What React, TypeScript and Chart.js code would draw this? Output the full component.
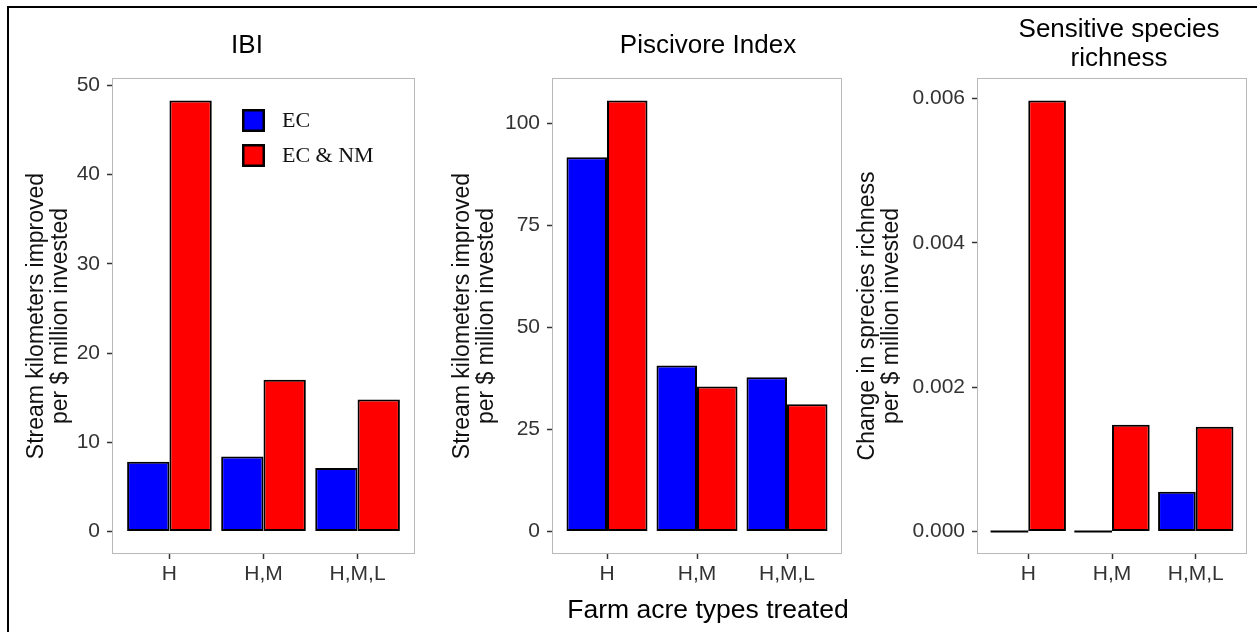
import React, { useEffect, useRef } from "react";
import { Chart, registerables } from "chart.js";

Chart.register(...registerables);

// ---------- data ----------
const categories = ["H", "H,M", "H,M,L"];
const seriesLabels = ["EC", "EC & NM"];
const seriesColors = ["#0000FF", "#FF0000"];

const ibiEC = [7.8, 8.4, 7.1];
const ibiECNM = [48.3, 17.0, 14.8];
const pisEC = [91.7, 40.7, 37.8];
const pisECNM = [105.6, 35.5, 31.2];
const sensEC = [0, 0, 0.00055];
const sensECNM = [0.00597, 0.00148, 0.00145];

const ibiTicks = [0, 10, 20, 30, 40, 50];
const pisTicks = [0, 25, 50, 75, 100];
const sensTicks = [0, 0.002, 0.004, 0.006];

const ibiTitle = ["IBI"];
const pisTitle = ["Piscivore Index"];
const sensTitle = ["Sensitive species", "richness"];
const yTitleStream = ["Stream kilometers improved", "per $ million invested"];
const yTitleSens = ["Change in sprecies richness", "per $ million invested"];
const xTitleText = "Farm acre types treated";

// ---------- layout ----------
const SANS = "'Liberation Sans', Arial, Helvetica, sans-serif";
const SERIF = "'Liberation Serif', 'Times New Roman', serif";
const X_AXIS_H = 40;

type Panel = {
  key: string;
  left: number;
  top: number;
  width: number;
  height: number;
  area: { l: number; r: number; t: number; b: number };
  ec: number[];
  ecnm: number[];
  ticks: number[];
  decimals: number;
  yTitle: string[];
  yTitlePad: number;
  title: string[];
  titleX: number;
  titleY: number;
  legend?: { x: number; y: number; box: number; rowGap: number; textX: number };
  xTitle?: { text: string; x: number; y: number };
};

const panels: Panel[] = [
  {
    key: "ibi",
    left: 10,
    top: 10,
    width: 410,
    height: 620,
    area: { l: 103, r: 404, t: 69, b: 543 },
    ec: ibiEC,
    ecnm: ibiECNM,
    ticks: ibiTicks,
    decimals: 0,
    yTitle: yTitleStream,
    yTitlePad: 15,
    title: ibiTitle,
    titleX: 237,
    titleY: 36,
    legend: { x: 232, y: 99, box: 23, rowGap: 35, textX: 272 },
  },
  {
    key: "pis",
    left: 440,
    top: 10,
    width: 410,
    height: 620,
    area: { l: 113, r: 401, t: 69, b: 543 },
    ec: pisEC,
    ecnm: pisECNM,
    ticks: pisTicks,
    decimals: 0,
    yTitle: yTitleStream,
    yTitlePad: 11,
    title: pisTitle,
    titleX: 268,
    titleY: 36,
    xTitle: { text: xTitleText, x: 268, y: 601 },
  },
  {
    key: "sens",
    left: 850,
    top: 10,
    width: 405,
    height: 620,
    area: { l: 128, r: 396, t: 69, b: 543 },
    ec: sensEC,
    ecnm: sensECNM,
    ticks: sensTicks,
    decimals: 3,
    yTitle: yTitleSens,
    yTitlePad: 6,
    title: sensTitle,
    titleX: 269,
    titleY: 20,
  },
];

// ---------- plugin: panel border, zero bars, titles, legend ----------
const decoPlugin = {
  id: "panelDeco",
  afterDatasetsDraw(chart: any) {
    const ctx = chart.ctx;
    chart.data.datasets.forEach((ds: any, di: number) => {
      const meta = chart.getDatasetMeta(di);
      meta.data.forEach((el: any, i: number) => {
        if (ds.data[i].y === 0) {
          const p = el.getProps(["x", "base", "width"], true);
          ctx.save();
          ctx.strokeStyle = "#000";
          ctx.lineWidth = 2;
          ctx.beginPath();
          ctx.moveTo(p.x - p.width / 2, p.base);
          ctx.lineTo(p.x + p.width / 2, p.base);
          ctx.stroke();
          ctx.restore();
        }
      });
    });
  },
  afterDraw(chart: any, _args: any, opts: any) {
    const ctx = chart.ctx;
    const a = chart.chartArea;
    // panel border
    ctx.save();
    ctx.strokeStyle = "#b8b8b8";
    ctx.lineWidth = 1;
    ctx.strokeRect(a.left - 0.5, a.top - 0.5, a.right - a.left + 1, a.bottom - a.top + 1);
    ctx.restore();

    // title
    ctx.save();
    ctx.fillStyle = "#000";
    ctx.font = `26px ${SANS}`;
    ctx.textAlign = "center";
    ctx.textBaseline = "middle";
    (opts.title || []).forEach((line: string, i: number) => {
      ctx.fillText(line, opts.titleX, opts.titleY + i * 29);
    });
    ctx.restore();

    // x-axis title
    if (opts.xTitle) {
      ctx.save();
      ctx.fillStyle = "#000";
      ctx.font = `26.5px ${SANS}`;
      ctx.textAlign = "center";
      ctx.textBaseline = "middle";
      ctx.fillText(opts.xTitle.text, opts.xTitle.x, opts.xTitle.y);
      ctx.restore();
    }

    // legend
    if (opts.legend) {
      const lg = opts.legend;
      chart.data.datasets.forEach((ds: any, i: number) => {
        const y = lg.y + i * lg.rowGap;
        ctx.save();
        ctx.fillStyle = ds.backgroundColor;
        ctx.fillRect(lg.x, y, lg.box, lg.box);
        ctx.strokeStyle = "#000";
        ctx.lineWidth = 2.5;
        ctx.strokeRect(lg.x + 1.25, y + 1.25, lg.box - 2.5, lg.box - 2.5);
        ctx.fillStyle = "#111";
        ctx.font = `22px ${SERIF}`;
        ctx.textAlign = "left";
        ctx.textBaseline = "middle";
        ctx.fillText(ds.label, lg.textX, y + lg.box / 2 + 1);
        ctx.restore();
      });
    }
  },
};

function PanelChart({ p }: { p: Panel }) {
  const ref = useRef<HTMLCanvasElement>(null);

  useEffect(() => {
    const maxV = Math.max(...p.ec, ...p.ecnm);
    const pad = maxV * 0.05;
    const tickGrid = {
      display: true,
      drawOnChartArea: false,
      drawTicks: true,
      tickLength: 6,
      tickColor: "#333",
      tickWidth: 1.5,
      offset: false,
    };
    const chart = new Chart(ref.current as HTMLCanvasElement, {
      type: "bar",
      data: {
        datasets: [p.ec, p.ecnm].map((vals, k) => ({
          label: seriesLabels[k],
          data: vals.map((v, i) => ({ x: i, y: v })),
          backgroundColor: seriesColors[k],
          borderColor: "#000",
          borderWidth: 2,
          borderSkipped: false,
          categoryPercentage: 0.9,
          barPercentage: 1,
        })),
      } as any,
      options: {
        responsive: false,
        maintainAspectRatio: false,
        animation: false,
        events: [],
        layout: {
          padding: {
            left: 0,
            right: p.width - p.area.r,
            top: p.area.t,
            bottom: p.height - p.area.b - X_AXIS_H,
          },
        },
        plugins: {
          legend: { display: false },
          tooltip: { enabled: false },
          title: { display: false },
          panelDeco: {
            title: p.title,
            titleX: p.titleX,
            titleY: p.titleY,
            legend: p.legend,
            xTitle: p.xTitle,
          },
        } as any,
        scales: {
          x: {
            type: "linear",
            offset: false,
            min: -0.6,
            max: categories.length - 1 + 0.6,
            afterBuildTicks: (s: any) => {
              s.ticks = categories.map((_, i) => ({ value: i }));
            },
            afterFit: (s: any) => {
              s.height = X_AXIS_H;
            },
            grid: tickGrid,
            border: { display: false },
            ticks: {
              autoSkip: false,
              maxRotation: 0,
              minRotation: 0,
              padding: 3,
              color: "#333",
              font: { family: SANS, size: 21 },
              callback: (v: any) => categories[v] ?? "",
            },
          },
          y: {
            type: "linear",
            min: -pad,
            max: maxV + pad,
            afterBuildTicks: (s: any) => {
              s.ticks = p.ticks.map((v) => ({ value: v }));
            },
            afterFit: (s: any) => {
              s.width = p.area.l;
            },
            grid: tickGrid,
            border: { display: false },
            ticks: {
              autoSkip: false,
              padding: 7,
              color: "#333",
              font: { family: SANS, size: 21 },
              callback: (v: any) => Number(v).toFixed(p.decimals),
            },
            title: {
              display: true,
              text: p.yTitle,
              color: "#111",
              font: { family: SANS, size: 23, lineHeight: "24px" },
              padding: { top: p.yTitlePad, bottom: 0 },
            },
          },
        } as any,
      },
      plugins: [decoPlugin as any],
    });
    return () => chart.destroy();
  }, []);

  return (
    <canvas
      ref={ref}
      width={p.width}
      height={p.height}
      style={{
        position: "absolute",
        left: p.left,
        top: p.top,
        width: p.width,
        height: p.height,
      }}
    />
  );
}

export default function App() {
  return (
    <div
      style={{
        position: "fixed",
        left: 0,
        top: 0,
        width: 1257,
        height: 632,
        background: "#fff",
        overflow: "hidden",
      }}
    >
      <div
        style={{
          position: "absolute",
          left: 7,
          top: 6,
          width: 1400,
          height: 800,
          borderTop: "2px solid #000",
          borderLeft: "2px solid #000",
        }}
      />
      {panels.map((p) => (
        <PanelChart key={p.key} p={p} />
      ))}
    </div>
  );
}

▬▬▬▬▬▬▬▬▬▬

§ Problem details:
Repeat only the lines between the start of the data and the line with "const sensTicks = [0, 0.002, 0.004, 0.006];", including those two lines, and skip the pictures.

§ Solution:
What React, TypeScript and Chart.js code would draw this? Output the full component.
import React, { useEffect, useRef } from "react";
import { Chart, registerables } from "chart.js";

Chart.register(...registerables);

// ---------- data ----------
const categories = ["H", "H,M", "H,M,L"];
const seriesLabels = ["EC", "EC & NM"];
const seriesColors = ["#0000FF", "#FF0000"];

const ibiEC = [7.8, 8.4, 7.1];
const ibiECNM = [48.3, 17.0, 14.8];
const pisEC = [91.7, 40.7, 37.8];
const pisECNM = [105.6, 35.5, 31.2];
const sensEC = [0, 0, 0.00055];
const sensECNM = [0.00597, 0.00148, 0.00145];

const ibiTicks = [0, 10, 20, 30, 40, 50];
const pisTicks = [0, 25, 50, 75, 100];
const sensTicks = [0, 0.002, 0.004, 0.006];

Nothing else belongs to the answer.